To test the prototype system, a thin copper disc was placed on one molybdenum electrode, the ceramic tube was placed on the disc, and the interior of the ceramic tube was filled with 400-micron copper particles. The upper tong was weighted down to pressurize the particles between the molybdenum electrodes at a pressure of less than 0.1 MPa. Current was then discharged from the CESW to join the particles together. Referring to FIGS. 2-4, the resulting wick from the above example method is shown. The wick was made using 400-micron copper particles to create a 0.5″ wick. The porosity of the example was 41%.

Referring to FIG. 5, a similar prototype system was used to form another wick structure from 1/32″ stainless steel balls. The porosity of this wick was 38%.

When introducing elements of the present disclosure or the preferred embodiment(s) thereof, the articles “a”, “an”, “the” and “said” are intended to mean that there are one or more of the elements. The terms “comprising”, “including” and “having” are intended to be inclusive and mean that there may be additional elements other than the listed elements.

In view of the above, it will be seen that the several objects of the disclosure are achieved and other advantageous results attained.

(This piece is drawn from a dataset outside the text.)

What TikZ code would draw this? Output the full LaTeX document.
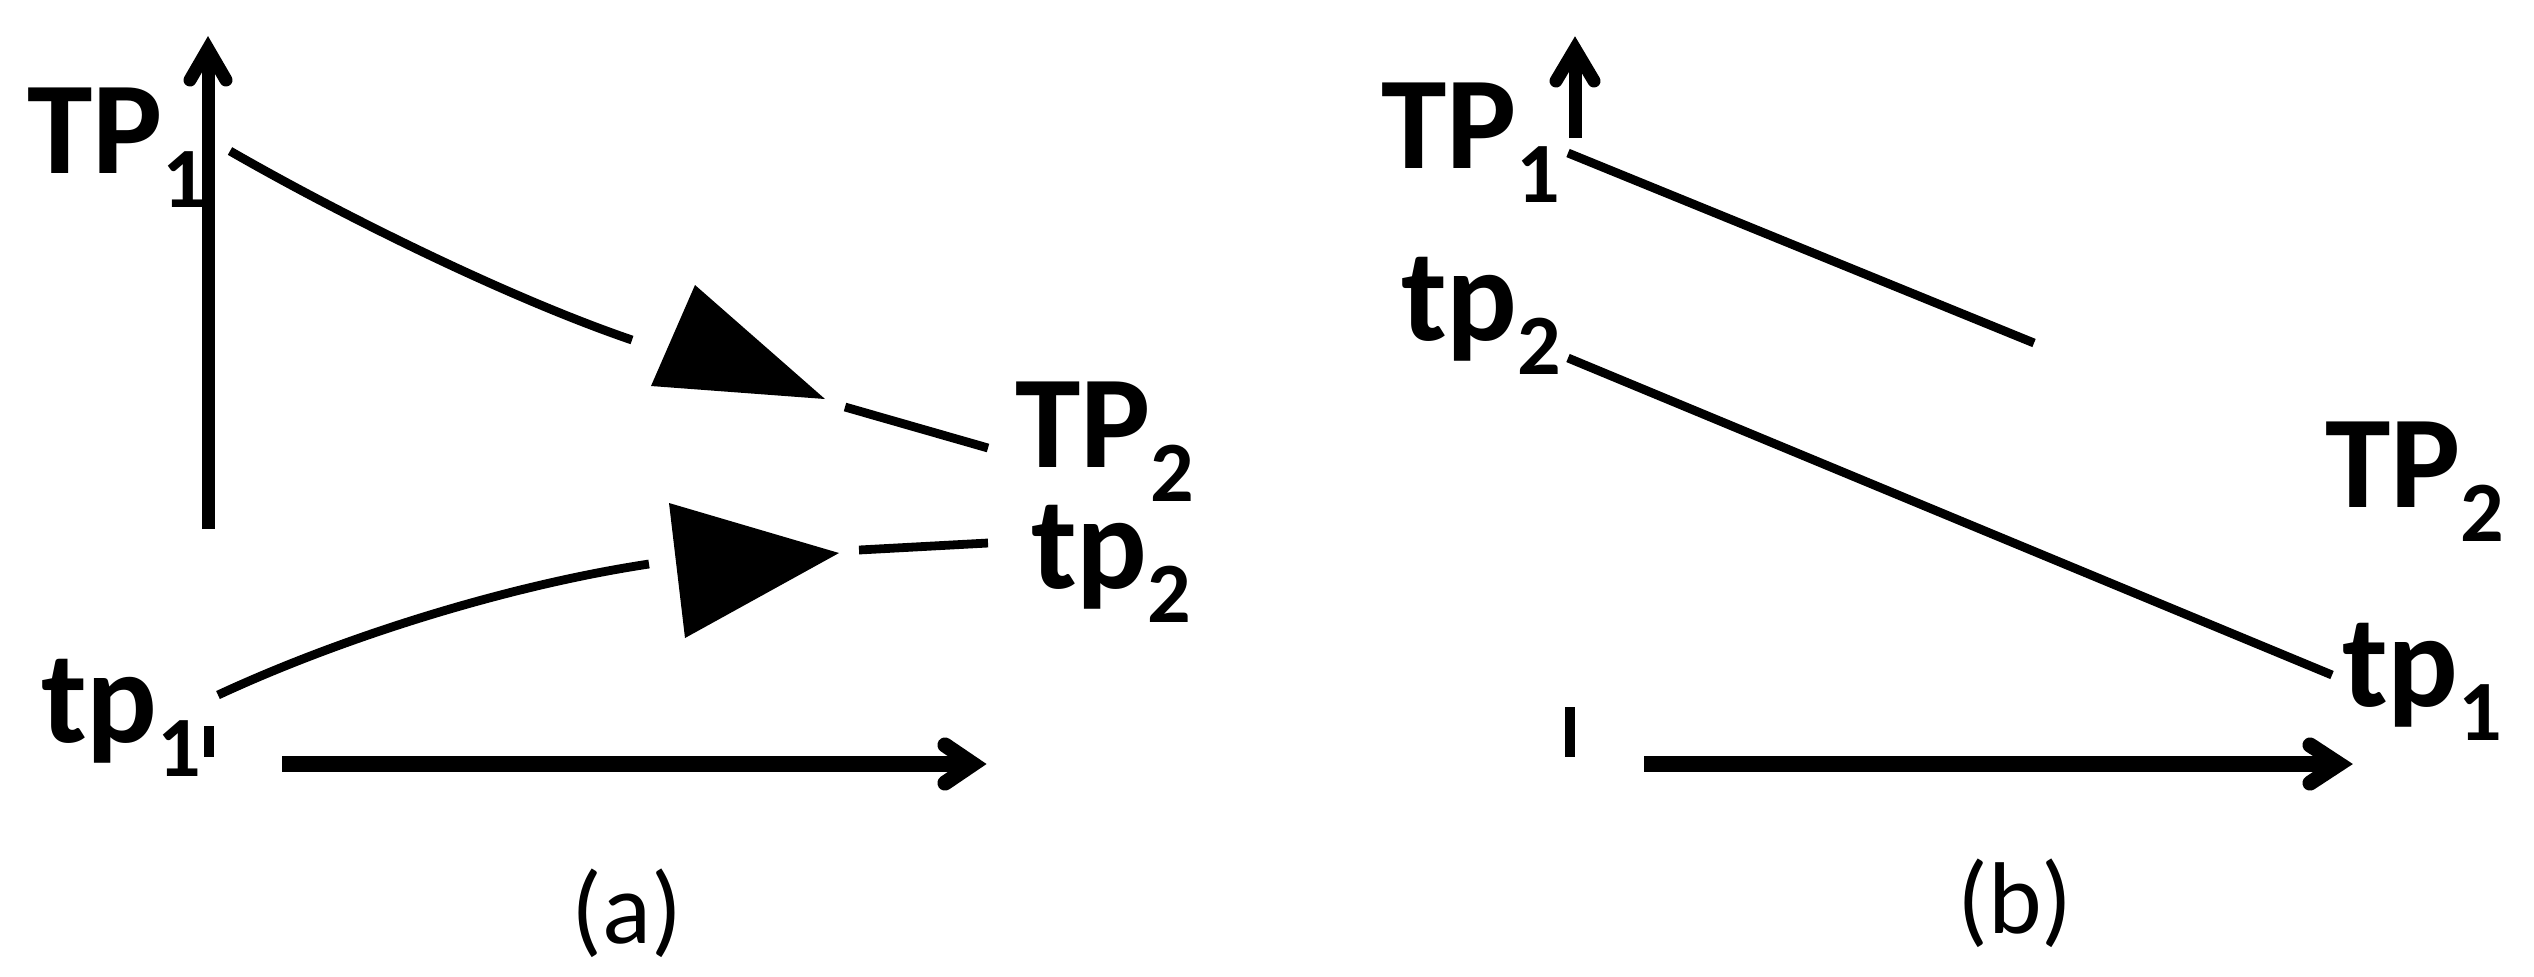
\documentclass[tikz,border=0pt]{standalone}
\usepackage{fontspec}
\setmainfont{Carlito}
\newcommand\tplabel[2]{{\fontsize{33pt}{33pt}\selectfont\bfseries #1}{\fontsize{21.5pt}{21.5pt}\selectfont\bfseries\raisebox{-8.5pt}{#2}}}
\begin{document}
\begin{tikzpicture}[x=0.25pt,y=-0.25pt,
  lbl/.style={inner sep=0pt, outer sep=0pt, anchor=base west},
  captxt/.style={inner sep=0pt, outer sep=0pt, anchor=base, font=\fontsize{25.5pt}{25.5pt}\selectfont},
  haxis/.style={line width=3.8pt},
  vaxis/.style={line width=3.25pt},
  head/.style={line cap=round, line join=miter},
  tickmark/.style={line width=2.5pt},
  curve/.style={line width=2.2pt},
  tri/.style={fill=black}]
\useasboundingbox (0,0) rectangle (2534,976);

% ---------- panel (a) ----------
\node[lbl] (TPa1) at (27,173) {\tplabel{TP}{1}};
\node[lbl] (tpa1) at (41,742) {\tplabel{tp}{1}};
\node[lbl] (TPa2) at (1015,467) {\tplabel{TP}{2}};
\node[lbl] (tpa2) at (1031,588) {\tplabel{tp}{2}};

% axes
\coordinate (va0) at (208,529);
\coordinate (va1) at (208,49);
\draw[vaxis] (va0) -- (va1);
\draw[vaxis,head] (190,80) -- (va1) -- (226,80);
\draw[tickmark] (209,726) -- (209,757);
\coordinate (ha0) at (282,764);
\coordinate (ha1) at (973,764);
\draw[haxis] (ha0) -- (ha1);
\draw[haxis,head] (945,745) -- (ha1) -- (945,783);

% upper curve
\coordinate (u0) at (230,151);
\coordinate (u1) at (632,340);
\coordinate (u2) at (845,407);
\coordinate (u3) at (988,448);
\draw[curve] (u0) .. controls (343,216) and (509,298) .. (u1);
\fill[tri] (695,285) -- (651,386) -- (825,399) -- cycle;
\draw[curve] (u2) -- (u3);

% lower curve
\coordinate (l0) at (218,695);
\coordinate (l1) at (649,564);
\coordinate (l2) at (859,550);
\coordinate (l3) at (988,543);
\draw[curve] (l0) .. controls (345,636) and (510,585) .. (l1);
\fill[tri] (669,503) -- (685,638) -- (839,553) -- cycle;
\draw[curve] (l2) -- (l3);

\node[captxt] (capa) at (627,943) {(a)};

% ---------- panel (b) ----------
\node[lbl] (TPb1) at (1381,168) {\tplabel{TP}{1}};
\node[lbl] (tpb2) at (1401,340) {\tplabel{tp}{2}};
\node[lbl] (TPb2) at (2325,507) {\tplabel{TP}{2}};
\node[lbl] (tpb1) at (2342,706) {\tplabel{tp}{1}};

\coordinate (vb0) at (1575,138);
\coordinate (vb1) at (1575,49);
\draw[vaxis] (vb0) -- (vb1);
\draw[vaxis,head] (1556,81) -- (vb1) -- (1594,81);
\draw[tickmark] (1570,707) -- (1570,757);
\coordinate (hb0) at (1644,764);
\coordinate (hb1) at (2339,764);
\draw[haxis] (hb0) -- (hb1);
\draw[haxis,head] (2310,745) -- (hb1) -- (2310,783);

\coordinate (b10) at (1568,153);
\coordinate (b11) at (2034,343);
\draw[curve] (b10) -- (b11);
\coordinate (b20) at (1568,358);
\coordinate (b21) at (2332,675);
\draw[curve] (b20) -- (b21);

\node[captxt] (capb) at (2015,933) {(b)};
\end{tikzpicture}
\end{document}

As various changes could be made in the above products and methods without departing from the scope of the disclosure, it is intended that all matter contained in the above description shall be interpreted as illustrative and not in a limiting sense.

Claims

1. A method of forming a wick structure, the method comprising:

filling a space with particles formed from electrically conductive material such that the particles contact one another at contact points within the space;

compressing the particles within the space at a pressure of less than 0.1 MPa

while compressing the particles, imparting electrical current through the particles in to simultaneously form bonds between adjacent particles at points of contact between the particles, wherein the bonds fix the particles in position with respect to one another such that pores are defined between adjacent particles.

2. The method as set forth in any of claim 1, wherein the step of passing an electrical current through the particles is performed in an inert fluid environment.

3. A wick structure formed by performing the method of claim 2.

4. The wick structure as set forth in claim 3, wherein the wick structure has a porosity of greater than 0.4.

5. A wick structure formed by performing the method of claim 1.

6. The wick structure as set forth in claim 5, wherein the wick structure has a porosity of greater than 0.4.